そうしてアイスとホット、2種類のブレンド茶を完成させていきます。ジンで使われているジュニパーベリーも用意してくださったので、それを基にブレンドを進めていきました。私は「夏の夕暮れに友達と涼みながら飲むお茶」というテーマで、清涼感を持たせつつどこか心が落ち着くようなブレンドを目指しました。
先生の意見も取り入れながら0.1g単位で調整を重ね、最終的には夕暮れ時のマジックアワーのような見た目で味も納得がいく素敵なブレンド茶が出来上がり、改めて自分の好きなものを再確認した気持ちでした。
他の受講生の方々も全く違うテイストのお茶を完成させており、それぞれの違いが視覚や味でも分かり楽しかったです。
初めて『ブレンド軸をつくる』と聞いた時は、何か確固とした揺るぎない自分の軸を作らなければならないのかと思っていました。
ただ、講義を通して自分の好きなものと向き合ったり、理想のブレンドを目指すためにハーブを追加したり削ったりとちょうどいい塩梅を探る中で気がついたことがあります。
軸とは新しく何かを身につけて確立させていくものではなく、もともとそこにある自分をハーブをとっかかりにして深掘りし、その中で発見していくものなのかもしれないということです。試行錯誤を重ねる中で何が必要であり、何が必要では無いかがうっすらではありますが分かってきたような気がしています。
また、教授は「自分で作るのはハードルが高いので、作ろうとしなくても選べるようになることが大事」ということもおっしゃっていました。

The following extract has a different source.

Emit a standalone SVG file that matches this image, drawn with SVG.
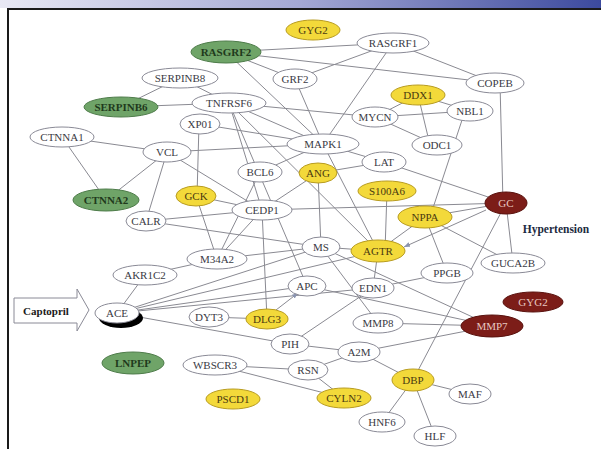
<svg xmlns="http://www.w3.org/2000/svg" width="601" height="449" viewBox="0 0 601 449">
<defs>
<linearGradient id="bar" x1="0" y1="0" x2="1" y2="0">
<stop offset="0" stop-color="#e8e8f4"/><stop offset="0.5" stop-color="#a4a8d4"/><stop offset="1" stop-color="#3c4a9e"/>
</linearGradient>
<marker id="ah" viewBox="0 0 10 10" refX="10" refY="5" markerWidth="6" markerHeight="6" orient="auto"><path d="M0,1 L10,5 L0,9 z" fill="#8a94b0"/></marker>
<style>
.e{stroke:#8a8a92;stroke-width:1;fill:none}
.w{fill:#fff;stroke:#8a8a96;stroke-width:1}
.y{fill:#f3d93a;stroke:#b89c20;stroke-width:1}
.g{fill:#6fa468;stroke:#4e7c4a;stroke-width:1}
.r{fill:#7c1d18;stroke:#5a120e;stroke-width:1}
text{font-family:"Liberation Serif","Times New Roman",serif;font-size:11px;text-anchor:middle;dominant-baseline:central;fill:#3a3a44}
.yt{fill:#4a3a10}
.gt{fill:#1f3a1c;font-weight:bold}
.rt{fill:#e8c8c0}
</style>
</defs>
<rect x="0" y="0" width="601" height="449" fill="#fff"/>
<rect x="0" y="0" width="601" height="8" fill="url(#bar)"/>
<rect x="7" y="8" width="594" height="2" fill="#1a1a1a"/>
<rect x="7" y="8" width="2" height="441" fill="#1a1a1a"/>
<g id="connectors">
<line class="e" x1="226" y1="52" x2="295" y2="79"/>
<line class="e" x1="226" y1="52" x2="393" y2="43"/>
<line class="e" x1="226" y1="52" x2="495" y2="83"/>
<line class="e" x1="226" y1="52" x2="323" y2="144"/>
<line class="e" x1="295" y1="79" x2="393" y2="43"/>
<line class="e" x1="295" y1="79" x2="323" y2="144"/>
<line class="e" x1="393" y1="43" x2="495" y2="83"/>
<line class="e" x1="393" y1="43" x2="323" y2="144"/>
<line class="e" x1="500" y1="83" x2="503" y2="203"/>
<line class="e" x1="418" y1="95" x2="375" y2="117"/>
<line class="e" x1="418" y1="95" x2="470" y2="111"/>
<line class="e" x1="418" y1="95" x2="430" y2="145"/>
<line class="e" x1="375" y1="117" x2="470" y2="111"/>
<line class="e" x1="375" y1="117" x2="437" y2="145"/>
<line class="e" x1="465" y1="111" x2="430" y2="217"/>
<line class="e" x1="229" y1="103" x2="375" y2="117"/>
<line class="e" x1="229" y1="103" x2="323" y2="144"/>
<line class="e" x1="180" y1="78" x2="121" y2="107"/>
<line class="e" x1="180" y1="78" x2="229" y2="103"/>
<line class="e" x1="121" y1="107" x2="229" y2="103"/>
<line class="e" x1="62" y1="137" x2="167" y2="152"/>
<line class="e" x1="62" y1="137" x2="106" y2="200"/>
<line class="e" x1="167" y1="152" x2="106" y2="200"/>
<line class="e" x1="167" y1="152" x2="146" y2="221"/>
<line class="e" x1="167" y1="152" x2="323" y2="144"/>
<line class="e" x1="167" y1="152" x2="262" y2="210"/>
<line class="e" x1="199" y1="124" x2="197" y2="196"/>
<line class="e" x1="200" y1="124" x2="323" y2="144"/>
<line class="e" x1="196" y1="196" x2="262" y2="210"/>
<line class="e" x1="196" y1="196" x2="217" y2="259"/>
<line class="e" x1="146" y1="221" x2="262" y2="210"/>
<line class="e" x1="146" y1="221" x2="321" y2="247"/>
<line class="e" x1="217" y1="259" x2="262" y2="210"/>
<line class="e" x1="217" y1="259" x2="260" y2="172"/>
<line class="e" x1="217" y1="259" x2="145" y2="275"/>
<line class="e" x1="217" y1="259" x2="321" y2="247"/>
<line class="e" x1="145" y1="275" x2="117" y2="313"/>
<line class="e" x1="117" y1="313" x2="290" y2="344"/>
<line class="e" x1="117" y1="313" x2="321" y2="247"/>
<line class="e" x1="117" y1="313" x2="307" y2="286"/>
<line class="e" x1="117" y1="313" x2="373" y2="288"/>
<line class="e" x1="117" y1="313" x2="378" y2="251"/>
<line class="e" x1="209" y1="317" x2="267" y2="319"/>
<line class="e" x1="276" y1="310" x2="298" y2="293" marker-end="url(#ah)"/>
<line class="e" x1="267" y1="319" x2="262" y2="210"/>
<line class="e" x1="290" y1="344" x2="359" y2="352"/>
<line class="e" x1="290" y1="344" x2="373" y2="288"/>
<line class="e" x1="359" y1="352" x2="492" y2="326"/>
<line class="e" x1="359" y1="352" x2="308" y2="370"/>
<line class="e" x1="359" y1="352" x2="413" y2="380"/>
<line class="e" x1="308" y1="370" x2="344" y2="398"/>
<line class="e" x1="215" y1="365" x2="308" y2="370"/>
<line class="e" x1="215" y1="365" x2="344" y2="398"/>
<line class="e" x1="413" y1="380" x2="470" y2="394"/>
<line class="e" x1="413" y1="380" x2="382" y2="422"/>
<line class="e" x1="413" y1="380" x2="435" y2="436"/>
<line class="e" x1="413" y1="380" x2="506" y2="203"/>
<line class="e" x1="378" y1="323" x2="492" y2="326"/>
<line class="e" x1="321" y1="247" x2="492" y2="326"/>
<line class="e" x1="307" y1="286" x2="492" y2="326"/>
<line class="e" x1="378" y1="251" x2="425" y2="217"/>
<line class="e" x1="385" y1="251" x2="387" y2="191"/>
<line class="e" x1="486" y1="210" x2="404" y2="247" marker-end="url(#ah)"/>
<line class="e" x1="378" y1="251" x2="373" y2="288"/>
<line class="e" x1="425" y1="217" x2="506" y2="203"/>
<line class="e" x1="425" y1="217" x2="447" y2="273"/>
<line class="e" x1="425" y1="217" x2="513" y2="263"/>
<line class="e" x1="506" y1="203" x2="513" y2="263"/>
<line class="e" x1="506" y1="203" x2="384" y2="162"/>
<line class="e" x1="262" y1="210" x2="506" y2="203"/>
<line class="e" x1="447" y1="273" x2="373" y2="288"/>
<line class="e" x1="323" y1="144" x2="384" y2="162"/>
<line class="e" x1="323" y1="144" x2="378" y2="251"/>
<line class="e" x1="318" y1="173" x2="384" y2="162"/>
<line class="e" x1="318" y1="173" x2="321" y2="247"/>
<line class="e" x1="318" y1="173" x2="262" y2="210"/>
<line class="e" x1="229" y1="103" x2="262" y2="210"/>
<line class="e" x1="229" y1="103" x2="307" y2="286"/>
<line class="e" x1="229" y1="103" x2="378" y2="251"/>
<line class="e" x1="260" y1="172" x2="323" y2="144"/>
<line class="e" x1="321" y1="247" x2="378" y2="251"/>
<line class="e" x1="321" y1="247" x2="378" y2="323"/>
</g>
<g id="n-GYG2a"><ellipse class="y" cx="313" cy="30" rx="27" ry="10"/><text class="yt" x="313" y="30">GYG2</text></g>
<g id="n-RASGRF2"><ellipse class="g" cx="226" cy="52" rx="35" ry="11"/><text class="gt" x="226" y="52">RASGRF2</text></g>
<g id="n-RASGRF1"><ellipse class="w" cx="393" cy="43" rx="36" ry="10"/><text x="393" y="43">RASGRF1</text></g>
<g id="n-GRF2"><ellipse class="w" cx="295" cy="79" rx="22" ry="10"/><text x="295" y="79">GRF2</text></g>
<g id="n-COPEB"><ellipse class="w" cx="495" cy="83" rx="29" ry="10"/><text x="495" y="83">COPEB</text></g>
<g id="n-SERPINB8"><ellipse class="w" cx="180" cy="78" rx="38" ry="10"/><text x="180" y="78">SERPINB8</text></g>
<g id="n-SERPINB6"><ellipse class="g" cx="121" cy="107" rx="37" ry="10"/><text class="gt" x="121" y="107">SERPINB6</text></g>
<g id="n-TNFRSF6"><ellipse class="w" cx="229" cy="103" rx="37" ry="10"/><text x="229" y="103">TNFRSF6</text></g>
<g id="n-DDX1"><ellipse class="y" cx="418" cy="95" rx="27" ry="10"/><text class="yt" x="418" y="95">DDX1</text></g>
<g id="n-NBL1"><ellipse class="w" cx="470" cy="111" rx="23" ry="10"/><text x="470" y="111">NBL1</text></g>
<g id="n-MYCN"><ellipse class="w" cx="375" cy="117" rx="23" ry="10"/><text x="375" y="117">MYCN</text></g>
<g id="n-XP01"><ellipse class="w" cx="200" cy="124" rx="20" ry="10"/><text x="200" y="124">XP01</text></g>
<g id="n-MAPK1"><ellipse class="w" cx="323" cy="144" rx="36" ry="10"/><text x="323" y="144">MAPK1</text></g>
<g id="n-ODC1"><ellipse class="w" cx="437" cy="145" rx="25" ry="10"/><text x="437" y="145">ODC1</text></g>
<g id="n-CTNNA1"><ellipse class="w" cx="62" cy="137" rx="32" ry="10"/><text x="62" y="137">CTNNA1</text></g>
<g id="n-VCL"><ellipse class="w" cx="167" cy="152" rx="24" ry="10"/><text x="167" y="152">VCL</text></g>
<g id="n-LAT"><ellipse class="w" cx="384" cy="162" rx="22" ry="10"/><text x="384" y="162">LAT</text></g>
<g id="n-BCL6"><ellipse class="w" cx="260" cy="172" rx="22" ry="10"/><text x="260" y="172">BCL6</text></g>
<g id="n-ANG"><ellipse class="y" cx="318" cy="173" rx="19" ry="10"/><text class="yt" x="318" y="173">ANG</text></g>
<g id="n-S100A6"><ellipse class="y" cx="387" cy="191" rx="29" ry="10"/><text class="yt" x="387" y="191">S100A6</text></g>
<g id="n-GC"><ellipse class="r" cx="506" cy="203" rx="21" ry="11"/><text class="rt" x="506" y="203">GC</text></g>
<g id="n-CTNNA2"><ellipse class="g" cx="106" cy="200" rx="33" ry="11"/><text class="gt" x="106" y="200">CTNNA2</text></g>
<g id="n-GCK"><ellipse class="y" cx="196" cy="196" rx="20" ry="10"/><text class="yt" x="196" y="196">GCK</text></g>
<g id="n-CEDP1"><ellipse class="w" cx="262" cy="210" rx="30" ry="10"/><text x="262" y="210">CEDP1</text></g>
<g id="n-NPPA"><ellipse class="y" cx="425" cy="217" rx="27" ry="11"/><text class="yt" x="425" y="217">NPPA</text></g>
<g id="n-CALR"><ellipse class="w" cx="146" cy="221" rx="20" ry="10"/><text x="146" y="221">CALR</text></g>
<g id="n-MS"><ellipse class="w" cx="321" cy="247" rx="19" ry="10"/><text x="321" y="247">MS</text></g>
<g id="n-AGTR"><ellipse class="y" cx="378" cy="251" rx="27" ry="11"/><text class="yt" x="378" y="251">AGTR</text></g>
<g id="n-M34A2"><ellipse class="w" cx="217" cy="259" rx="30" ry="10"/><text x="217" y="259">M34A2</text></g>
<g id="n-GUCA2B"><ellipse class="w" cx="513" cy="263" rx="32" ry="10"/><text x="513" y="263">GUCA2B</text></g>
<g id="n-PPGB"><ellipse class="w" cx="447" cy="273" rx="26" ry="10"/><text x="447" y="273">PPGB</text></g>
<g id="n-AKR1C2"><ellipse class="w" cx="145" cy="275" rx="32" ry="10"/><text x="145" y="275">AKR1C2</text></g>
<g id="n-APC"><ellipse class="w" cx="307" cy="286" rx="19" ry="10"/><text x="307" y="286">APC</text></g>
<g id="n-EDN1"><ellipse class="w" cx="373" cy="288" rx="21" ry="10"/><text x="373" y="288">EDN1</text></g>
<g id="n-GYG2b"><ellipse class="r" cx="533" cy="302" rx="30" ry="10"/><text class="rt" x="533" y="302">GYG2</text></g>
<g id="n-ACE"><ellipse cx="121" cy="318" rx="22" ry="10" fill="#000"/><ellipse class="w" cx="117" cy="313" rx="22" ry="10"/><text x="117" y="313">ACE</text></g>
<g id="n-DYT3"><ellipse class="w" cx="209" cy="317" rx="20" ry="10"/><text x="209" y="317">DYT3</text></g>
<g id="n-DLG3"><ellipse class="y" cx="267" cy="319" rx="21" ry="10"/><text class="yt" x="267" y="319">DLG3</text></g>
<g id="n-MMP8"><ellipse class="w" cx="378" cy="323" rx="25" ry="10"/><text x="378" y="323">MMP8</text></g>
<g id="n-MMP7"><ellipse class="r" cx="492" cy="326" rx="31" ry="11"/><text class="rt" x="492" y="326">MMP7</text></g>
<g id="n-PIH"><ellipse class="w" cx="290" cy="344" rx="19" ry="10"/><text x="290" y="344">PIH</text></g>
<g id="n-A2M"><ellipse class="w" cx="359" cy="352" rx="21" ry="10"/><text x="359" y="352">A2M</text></g>
<g id="n-LNPEP"><ellipse class="g" cx="133" cy="363" rx="31" ry="11"/><text class="gt" x="133" y="363">LNPEP</text></g>
<g id="n-WBSCR3"><ellipse class="w" cx="215" cy="365" rx="32" ry="10"/><text x="215" y="365">WBSCR3</text></g>
<g id="n-RSN"><ellipse class="w" cx="308" cy="370" rx="20" ry="10"/><text x="308" y="370">RSN</text></g>
<g id="n-DBP"><ellipse class="y" cx="413" cy="380" rx="21" ry="11"/><text class="yt" x="413" y="380">DBP</text></g>
<g id="n-MAF"><ellipse class="w" cx="470" cy="394" rx="21" ry="10"/><text x="470" y="394">MAF</text></g>
<g id="n-PSCD1"><ellipse class="y" cx="233" cy="399" rx="27" ry="10"/><text class="yt" x="233" y="399">PSCD1</text></g>
<g id="n-CYLN2"><ellipse class="y" cx="344" cy="398" rx="27" ry="10"/><text class="yt" x="344" y="398">CYLN2</text></g>
<g id="n-HNF6"><ellipse class="w" cx="382" cy="422" rx="23" ry="10"/><text x="382" y="422">HNF6</text></g>
<g id="n-HLF"><ellipse class="w" cx="435" cy="436" rx="21" ry="10"/><text x="435" y="436">HLF</text></g>
<g id="captopril"><polygon points="14,298 77,298 77,289 89,310 77,331 77,323 14,323" fill="#fff" stroke="#8a8a96"/><text x="46" y="311" style="font-weight:bold;fill:#1a1a1a">Captopril</text></g>
<text x="556" y="229" style="font-weight:bold;fill:#1c2a40;font-size:11.5px">Hypertension</text>
</svg>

確かに普段の忙しない日々の中では中々時間を取ってブレンドしていくのは難しいですが、これを聞いてグッと身近になったような気がしますし、少し余裕がある時にはお茶を淹れながら少し立ち止まるのもいいな、とも思いました。
これからも飲み物として味わう楽しさだけでなく今の自分が欲している物を感じ、その時の自分に”ちょうどいい”ものを選び取るという意識を持っていきたいと思います。